Science has entered a turning point where its creations might actually become the creators. Artificial intelligence is threatening our place in the world.
History repeats itself, but evolution is always growing. If we are not careful we will become superior beings to our technology.
The Main Take-Away
There are three major revolutions in the history of humankind: The Cognitive Revolution, the Agricultural Revolution, and the Scientific Revolution, which we are in right now. By understanding how these revolutions have helped shape our species, we can see the possibility of artificial intelligence threatening our position of top-dog in the natural order.
About the Author
Yuval Noah Harari is an Israeli historian and professor in the Department of History at the Hebrew University of Jerusalem. He writes about free will, consciousness, intelligence, and happiness.
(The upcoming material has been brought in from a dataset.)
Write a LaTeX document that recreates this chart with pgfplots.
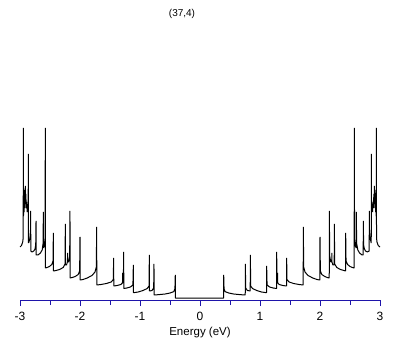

He focuses on the “cognitive revolution” that occurred 70,000 years ago when Homo sapiens replaced the Neanderthals and developed language skills and structured societies, moving upward as apex predators. The agricultural revolution and scientific method assisted this transition. He also focuses on the consequences of a possible biotechnological world in the future in which intelligent creations are surpassed by their own creations. He believes that Homo sapiens as we know it will disappear in a century or so.
He was born in Israel and grew up in a secular Jewish family,. He practices Vipassana meditation, which he said changed his life. He has published numerous books and articles and now focuses on world history and macro historical processes.
His book, Sapiens is based on 20 lectures of an undergraduate world history class he was teaching. The book was a success and was translated into 45 languages. It looks at human history, from the evolution of Homo sapiens in the Stone Age to the political and technological revolutions of the 21st century.
He won the Polonsky Prize for Creativity and Originality in 2009 and 2012. He won the Society for Military History Moncado Award for outstanding articles in military history in 2011. In 2012, he was elected to the Young Israeli Academy of Sciences.